Can we infer a range of future all-in costs for I/O ARMs with current index forward curves?

Essentially, just taking a worksheet like this and adding some type of ramping capability after the fixed rate period ends. I'm interested in how quickly ARM rates adjust to changes in indices, and implications for borrowers given market expectations about the future path of monetary policy decisions.

On a less quantitative note, loan characteristics are hard to find; all of the premium sources at my disposal focus on capital markets. Margin is likely some function of FICO, LTV etc. Can we reliably infer some of these from publicly available data? Every underwriter has slightly different standards, but I'm sure there are white papers out there somewhere.

Advanced applications would include rate stressing, i.e. putting Fitch's forward LIBOR curve into a given amortization profile and seeing how much P&I we end up owing.

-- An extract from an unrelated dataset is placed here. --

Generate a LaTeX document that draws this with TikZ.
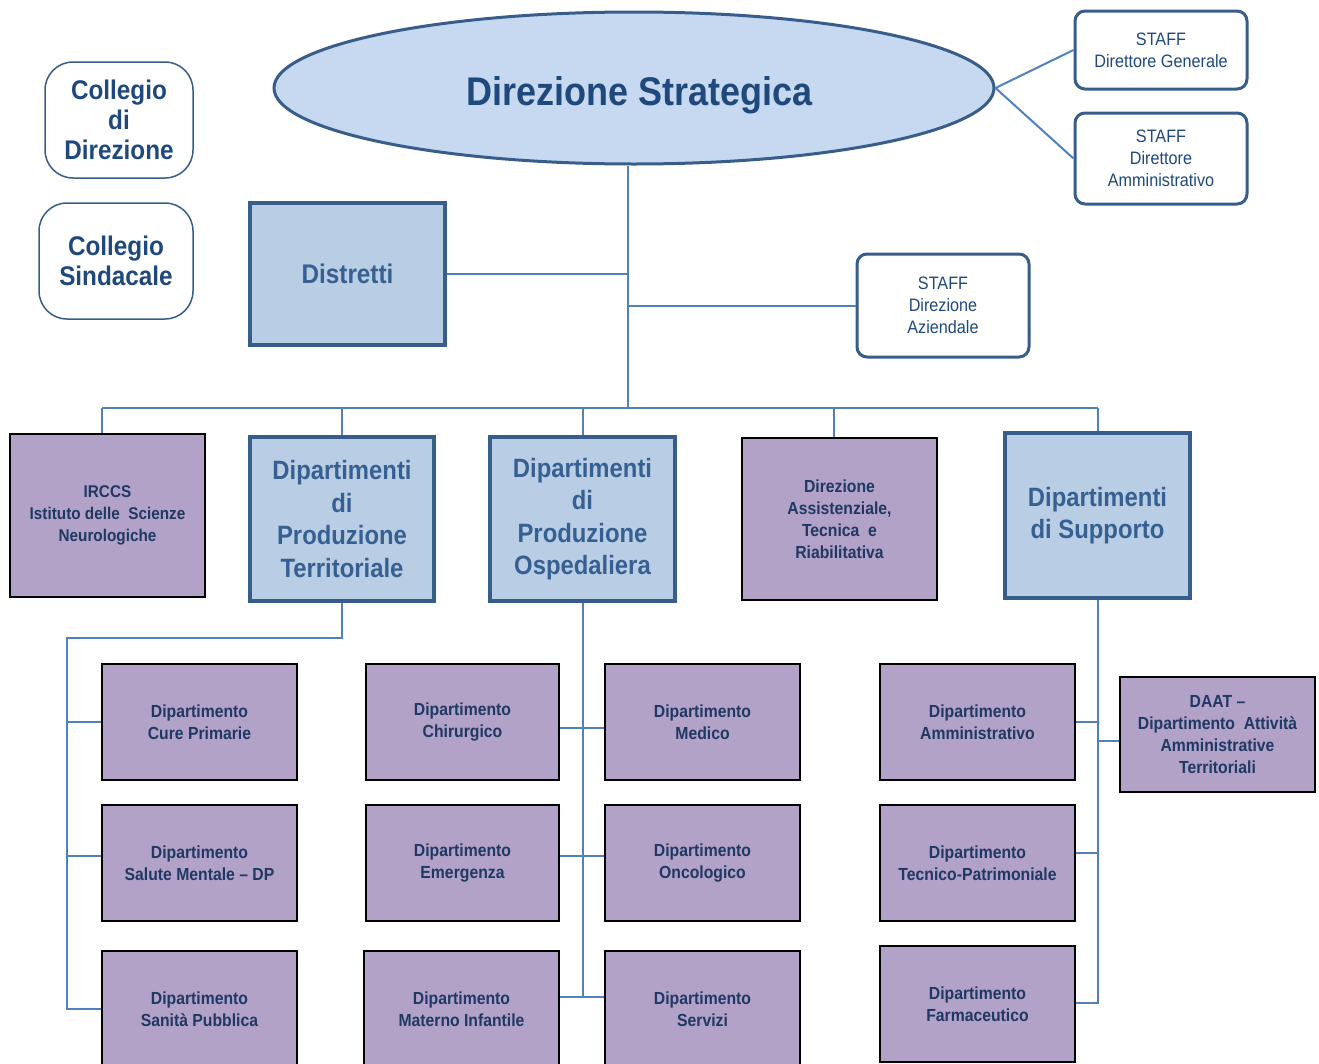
\documentclass[tikz,border=0pt]{standalone}
\usepackage{fontspec}
\setmainfont{Liberation Sans}[FakeStretch=0.9]
\usetikzlibrary{shapes.geometric}
\definecolor{ellfill}{HTML}{C6D9F1}
\definecolor{boxblue}{HTML}{B9CDE5}
\definecolor{bordblue}{HTML}{385D8A}
\definecolor{lineblue}{HTML}{4F81BD}
\definecolor{navy}{HTML}{1F497D}
\definecolor{midblue}{HTML}{376092}
\definecolor{darknavy}{HTML}{1F3864}
\definecolor{lilac}{HTML}{B3A2C7}
\begin{document}
\begin{tikzpicture}[x=1pt,y=-1pt,
  head/.style={ellipse, draw=bordblue, line width=3pt, fill=ellfill, inner sep=0pt,
    minimum width=720, minimum height=152},
  headtxt/.style={text=navy, inner sep=0pt, font=\fontsize{40}{44}\selectfont\bfseries},
  council/.style={rectangle, rounded corners=28pt, draw=bordblue, line width=1.5pt,
    fill=white, text=navy, align=center, inner sep=0pt,
    font=\fontsize{27}{30}\selectfont\bfseries},
  staffbox/.style={rectangle, rounded corners=10pt, draw=bordblue, line width=3pt,
    fill=white, text=navy, align=center, inner sep=0pt,
    minimum width=172, font=\fontsize{18}{22}\selectfont},
  bluebox/.style={rectangle, draw=bordblue, line width=3.5pt, fill=boxblue,
    text=midblue, align=center, inner sep=0pt},
  bigtxt/.style={font=\fontsize{26.5}{32.5}\selectfont\bfseries},
  purpbox/.style={rectangle, draw=black, line width=2pt, fill=lilac,
    text=darknavy, align=center, inner sep=0pt,
    font=\fontsize{17.5}{22}\selectfont\bfseries},
  dept/.style={purpbox, minimum width=195, minimum height=116},
  link/.style={draw=lineblue, line width=2pt}
]
\useasboundingbox (0,0) rectangle (1319,1063);
\clip (0,0) rectangle (1319,1063);

% top level
\node[head] (ds) at (634,88) {};
\node[headtxt] (dst) at (640,95) {Direzione Strategica};
\node[council, minimum width=148, minimum height=116] (cdir) at (119,120)
  {Collegio\\di\\Direzione};
\node[council, minimum width=154, minimum height=116] (csin) at (116,261)
  {Collegio\\Sindacale};
\node[staffbox, minimum height=78] (sdg) at (1161,50) {STAFF\\Direttore Generale};
\node[staffbox, minimum height=91] (sda) at (1161,158.5) {STAFF\\Direttore\\Amministrativo};
\node[staffbox, minimum height=103] (saz) at (943,305.5) {STAFF\\Direzione\\Aziendale};
\node[bluebox, minimum width=195, minimum height=142,
  font=\fontsize{27}{32}\selectfont\bfseries] (dis) at (347.5,274) {Distretti};

% second level
\node[purpbox, minimum width=195, minimum height=163,
  font=\fontsize{17}{22}\selectfont\bfseries] (irc) at (107.5,515.5)
  {IRCCS\\Istituto delle\ \ Scienze\\Neurologiche};
\node[bluebox, bigtxt, minimum width=184, minimum height=164] (dpt) at (342,519)
  {Dipartimenti\\di\\Produzione\\Territoriale};
\node[bluebox, bigtxt, minimum width=185, minimum height=164] (dpo) at (582.5,519)
  {Dipartimenti\\di\\Produzione\\Ospedaliera};
\node[purpbox, minimum width=195, minimum height=162] (das) at (839.5,519)
  {Direzione\\Assistenziale,\\Tecnica\ \ e\\Riabilitativa};
\node[bluebox, bigtxt, minimum width=185, minimum height=165] (sup) at (1097.5,515.5)
  {Dipartimenti\\di Supporto};

% departments
\node[dept] (cp) at (199.5,722) {Dipartimento\\Cure Primarie};
\node[dept] (sm) at (199.5,863) {Dipartimento\\Salute Mentale -- DP};
\node[dept] (spu) at (199.5,1009) {Dipartimento\\Sanità Pubblica};
\node[dept, minimum width=193] (ch) at (462.5,722) {Dipartimento\\Chirurgico};
\node[dept, minimum width=193] (em) at (462.5,863) {Dipartimento\\Emergenza};
\node[dept, minimum width=195] (mi) at (461.5,1009) {Dipartimento\\Materno Infantile};
\node[dept] (me) at (702.5,722) {Dipartimento\\Medico};
\node[dept] (on) at (702.5,863) {Dipartimento\\Oncologico};
\node[dept] (se) at (702.5,1009) {Dipartimento\\Servizi};
\node[dept] (am) at (977.5,722) {Dipartimento\\Amministrativo};
\node[dept] (tp) at (977.5,863) {Dipartimento\\Tecnico-Patrimoniale};
\node[dept] (fa) at (977.5,1004) {Dipartimento\\Farmaceutico};
\node[dept, minimum height=115] (daat) at (1217.5,734.5)
  {DAAT --\\Dipartimento\ \ Attività\\Amministrative\\Territoriali};

% connectors from the top
\coordinate (hub) at (628,408);
\draw[link] (ds.east) -- (sdg.west);
\draw[link] (ds.east) -- (sda.west);
\draw[link] (hub |- ds.south) -- (hub);
\draw[link] (dis.east) -- (dis.east -| hub);
\draw[link] (saz.west) -- (saz.west -| hub);

% horizontal bus and drops
\draw[link] ([xshift=-5.5pt]irc.north |- hub) -- (sup.north |- hub);
\draw[link] ([xshift=-5.5pt]irc.north |- hub) -- ([xshift=-5.5pt]irc.north);
\draw[link] (dpt.north |- hub) -- (dpt.north);
\draw[link] (dpo.north |- hub) -- (dpo.north);
\draw[link] ([xshift=-5.5pt]das.north |- hub) -- ([xshift=-5.5pt]das.north);
\draw[link] (sup.north |- hub) -- (sup.north);

% territorial departments
\coordinate (tl) at (67,638);
\draw[link] (dpt.south) -- (dpt.south |- tl) -- (tl) -- (spu.west -| tl) -- (spu.west);
\draw[link] (cp.west -| tl) -- (cp.west);
\draw[link] ([yshift=7pt]sm.west -| tl) -- ([yshift=7pt]sm.west);

% hospital departments
\coordinate (ob) at (582.5,997);
\draw[link] (dpo.south) -- (ob);
\draw[link] ([yshift=-6pt]ch.east) -- ([yshift=-6pt]me.west);
\draw[link] ([yshift=7pt]em.east) -- ([yshift=7pt]on.west);
\draw[link] ([yshift=12pt]mi.east) -- ([yshift=12pt]se.west);

% support departments
\coordinate (sb) at (1097.5,1003);
\draw[link] (sup.south) -- (sb) -- (fa.east |- sb);
\draw[link] (am.east) -- (am.east -| sb);
\draw[link] ([yshift=10pt]tp.east) -- ([yshift=10pt]tp.east -| sb);
\draw[link] ([yshift=-6.5pt]daat.west) -- ([yshift=-6.5pt]daat.west -| sb);
\end{tikzpicture}
\end{document}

Changes to property values over time would be very interesting to model as well - if I take out an I/O loan, LIBOR rises in lockstep with Fed Funds, and the underlying property appreciates or depreciates ten percent, what does the IRR look like?

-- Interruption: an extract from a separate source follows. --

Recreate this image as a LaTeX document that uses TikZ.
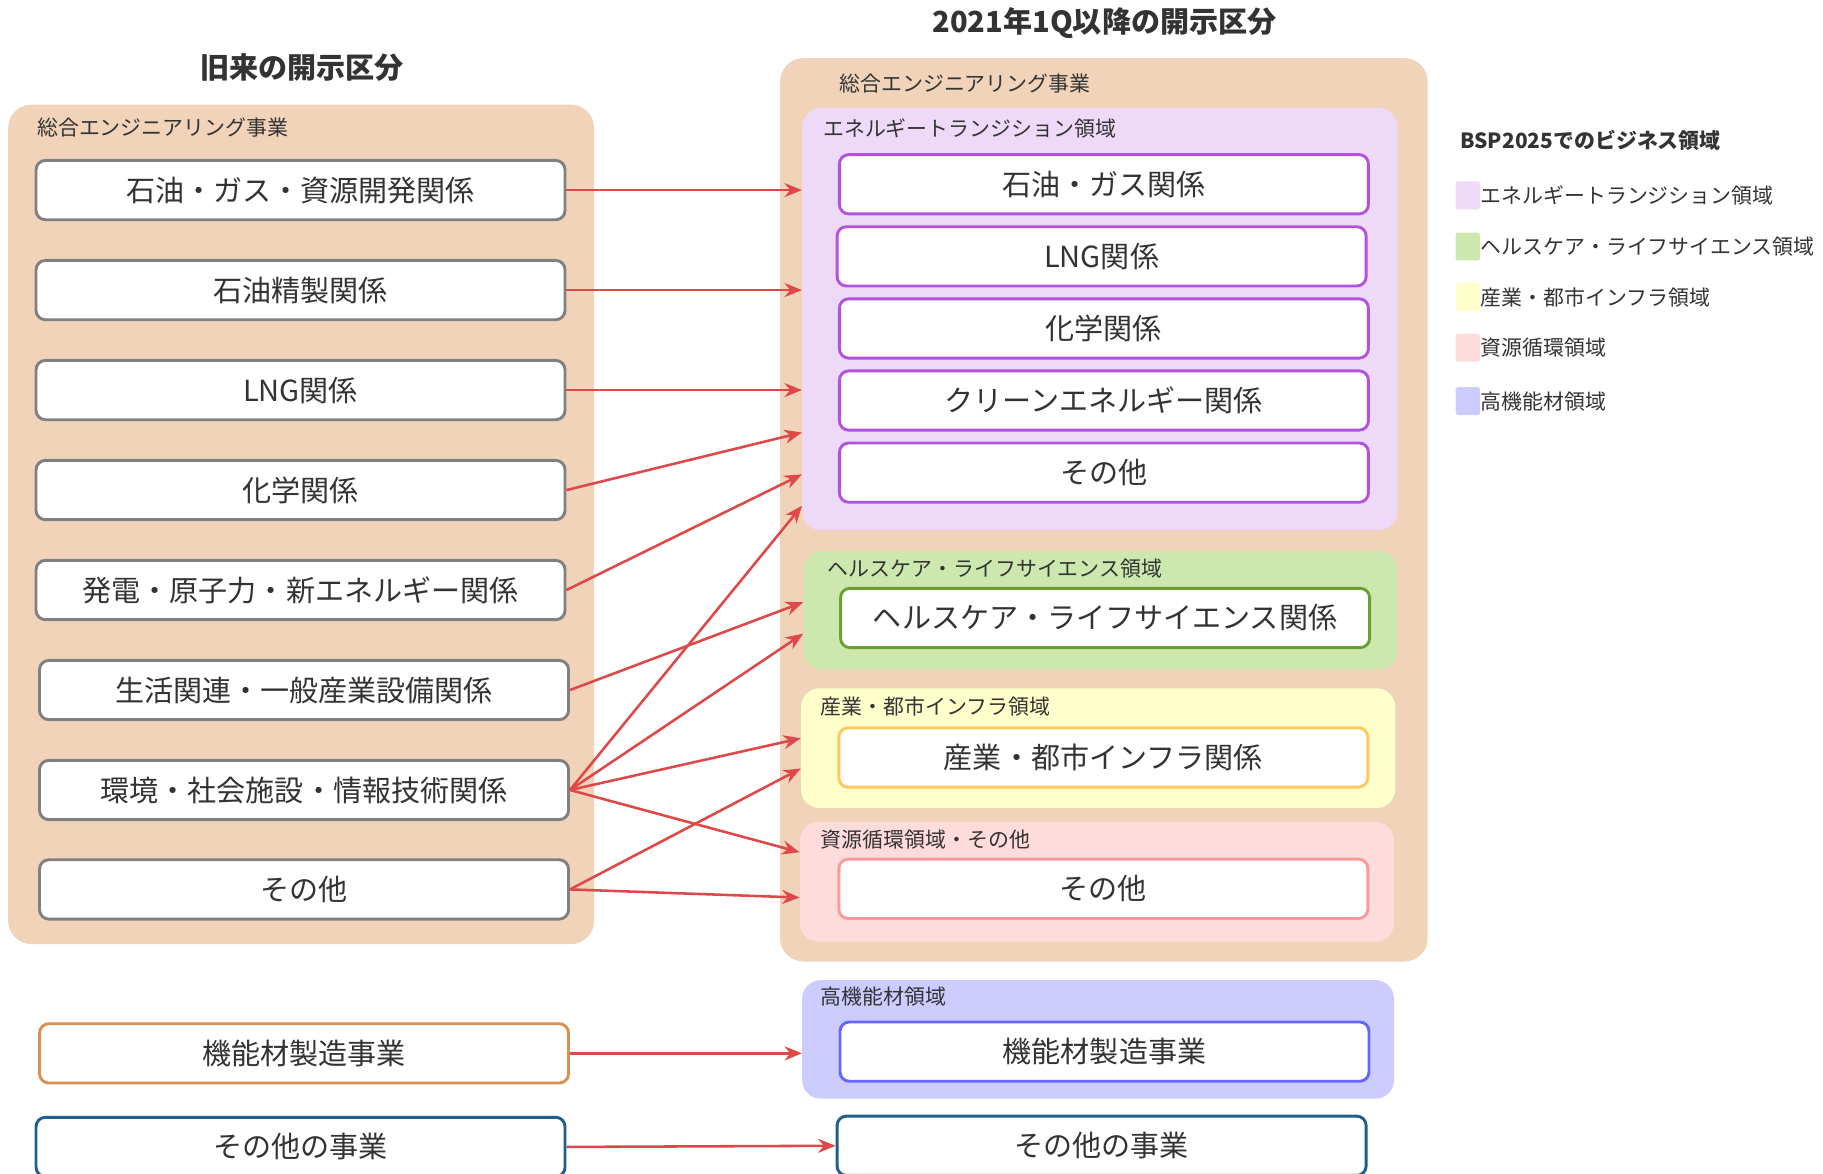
\documentclass[tikz,border=0pt]{standalone}
\usepackage{fontspec}
\setmainfont{Noto Sans CJK JP}
\usetikzlibrary{positioning, arrows.meta, calc}
\definecolor{ink}{RGB}{51,51,51}
\definecolor{peach}{RGB}{240,211,184}
\definecolor{oldgray}{RGB}{128,128,128}
\definecolor{energyfill}{RGB}{238,218,248}
\definecolor{energyline}{RGB}{178,82,222}
\definecolor{healthfill}{RGB}{204,232,174}
\definecolor{healthline}{RGB}{106,160,48}
\definecolor{infrafill}{RGB}{255,255,204}
\definecolor{infraline}{RGB}{255,200,96}
\definecolor{cyclefill}{RGB}{255,220,220}
\definecolor{cycleline}{RGB}{255,153,153}
\definecolor{funcfill}{RGB}{204,204,255}
\definecolor{funcline}{RGB}{102,102,255}
\definecolor{mfgline}{RGB}{217,144,80}
\definecolor{otherline}{RGB}{31,95,143}
\definecolor{linkred}{RGB}{222,72,72}

\begin{document}
\begin{tikzpicture}[x=1pt, y=-1pt,
  segbox/.style={
    rectangle, rounded corners=8pt, fill=white, line width=2.5pt,
    minimum width=455pt, minimum height=51pt, inner sep=0pt,
    font=\fontsize{25}{30}\selectfont, text=ink
  },
  oldbox/.style={segbox, draw=oldgray},
  area/.style={rectangle, rounded corners=16pt, inner sep=0pt},
  tag/.style={anchor=west, inner sep=0pt, font=\fontsize{18}{22}\selectfont, text=ink},
  heading/.style={inner sep=0pt, font=\fontsize{25}{30}\selectfont\bfseries, text=ink},
  swatch/.style={rectangle, rounded corners=2pt, minimum width=21pt, minimum height=24pt, inner sep=0pt},
  link/.style={-{Stealth[length=15pt,width=12pt]}, line width=2.2pt, linkred}
]
\useasboundingbox (0,0) rectangle (1568,1009);
\clip (0,0) rectangle (1568,1009);

% titles
\node[heading] (oldtitle) at (260,58) {旧来の開示区分};
\node[heading] (newtitle) at (950,20) {2021年1Q以降の開示区分};

% containers
\node[area, rounded corners=20pt, fill=peach, minimum width=504pt, minimum height=722pt] (oldeng) at (259,451) {};
\node[area, rounded corners=20pt, fill=peach, minimum width=557pt, minimum height=777pt] (neweng) at (949.5,438.5) {};
\node[tag] at ($(oldeng.north west)+(25,20)$) {総合エンジニアリング事業};
\node[tag] at ($(neweng.north west)+(51,22)$) {総合エンジニアリング事業};

% new areas
\node[area, fill=energyfill, minimum width=512pt, minimum height=363pt] (en) at (946,274.5) {};
\node[area, fill=healthfill, minimum width=511pt, minimum height=102pt] (hl) at (946.5,525) {};
\node[area, fill=infrafill, minimum width=511pt, minimum height=103pt] (inf) at (944.5,643.5) {};
\node[area, fill=cyclefill, minimum width=511pt, minimum height=103pt] (cyc) at (943.5,758.5) {};
\node[area, fill=funcfill, minimum width=509pt, minimum height=102pt] (fn) at (944.5,894) {};
\node[tag] at ($(en.north west)+(18,18)$) {エネルギートランジション領域};
\node[tag] at ($(hl.north west)+(21,15)$) {ヘルスケア・ライフサイエンス領域};
\node[tag] at ($(inf.north west)+(17,16)$) {産業・都市インフラ領域};
\node[tag] at ($(cyc.north west)+(18,15)$) {資源循環領域・その他};
\node[tag] at ($(fn.north west)+(16,14)$) {高機能材領域};

% old segments
\node[oldbox] (l1) at (258.5,163.5) {石油・ガス・資源開発関係};
\node[oldbox, below=32.5pt of l1] (l2) {石油精製関係};
\node[oldbox, below=32.5pt of l2] (l3) {LNG関係};
\node[oldbox, below=32.5pt of l3] (l4) {化学関係};
\node[oldbox, below=32.5pt of l4] (l5) {発電・原子力・新エネルギー関係};
\node[oldbox, below=32.5pt of l5, xshift=3pt] (l6) {生活関連・一般産業設備関係};
\node[oldbox, below=32.5pt of l6] (l7) {環境・社会施設・情報技術関係};
\node[oldbox, below=32pt of l7] (l8) {その他};
\node[segbox, draw=mfgline] (m1) at (261.5,906) {機能材製造事業};
\node[segbox, draw=otherline] (o1) at (258.5,986.5) {その他の事業};

% new segments
\node[segbox, draw=energyline] (r1) at (949.5,158.5) {石油・ガス関係};
\node[segbox, draw=energyline, below=8.5pt of r1, xshift=-2pt] (r2) {LNG関係};
\node[segbox, draw=energyline, below=8.5pt of r2, xshift=2pt] (r3) {化学関係};
\node[segbox, draw=energyline, below=8.5pt of r3] (r4) {クリーンエネルギー関係};
\node[segbox, draw=energyline, below=8.5pt of r4] (r5) {その他};
\node[segbox, draw=healthline] (r6) at (950.5,531.5) {ヘルスケア・ライフサイエンス関係};
\node[segbox, draw=infraline] (r7) at (949,651.5) {産業・都市インフラ関係};
\node[segbox, draw=cycleline] (r8) at (949,764.5) {その他};
\node[segbox, draw=funcline] (m2) at (950,904.5) {機能材製造事業};
\node[segbox, draw=otherline] (o2) at (947.5,985.5) {その他の事業};

% legend
\node[heading, anchor=west, font=\fontsize{18}{22}\selectfont\bfseries] (legtitle) at (1256,121) {BSP2025でのビジネス領域};
\node[swatch, fill=energyfill] (k1) at (1262.5,168) {};
\node[swatch, fill=healthfill] (k2) at (1262.5,212) {};
\node[swatch, fill=infrafill] (k3) at (1262.5,255.5) {};
\node[swatch, fill=cyclefill] (k4) at (1262.5,299) {};
\node[swatch, fill=funcfill] (k5) at (1262.5,345) {};
\node[tag, right=0pt of k1] {エネルギートランジション領域};
\node[tag, right=0pt of k2] {ヘルスケア・ライフサイエンス領域};
\node[tag, right=0pt of k3] {産業・都市インフラ領域};
\node[tag, right=0pt of k4] {資源循環領域};
\node[tag, right=0pt of k5] {高機能材領域};

% links
\draw[link] (l1.east) -- (l1.east -| en.west);
\draw[link] (l2.east) -- (l2.east -| en.west);
\draw[link] (l3.east) -- (l3.east -| en.west);
\draw[link] (l4.east) -- (en.west |- 0,372);
\draw[link] (l5.east) -- (en.west |- 0,408);
\draw[link] (l6.east) -- (hl.west |- 0,518);
\draw[link] (l7.east) -- (en.west |- 0,435);
\draw[link] (l7.east) -- (hl.west |- 0,545);
\draw[link] (l7.east) -- (inf.west |- 0,635);
\draw[link] (l7.east) -- (cyc.west |- 0,733);
\draw[link] (l8.east) -- (inf.west |- 0,661);
\draw[link] (l8.east) -- (cyc.west |- 0,772);
\draw[link] (m1.east) -- (m1.east -| fn.west);
\draw[link] (o1.east) -- (o2.west);

\end{tikzpicture}
\end{document}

First post on this forum - happy to be here. Please give feedback if this is off-topic so I can more meaningfully contribute moving forward. Please let me know if anything is unclear. Thanks!


You probably should try to model it properly in a quantitative model that allows you to account for FICOs, LTVs, etc.

Take a look at this paper. The authors in section 3.3 solve a model with an interest only ARM. You can use the simulations of such a model to understand how IRRs change if you change assumptions regarding how property prices change, federal funds rate, etc.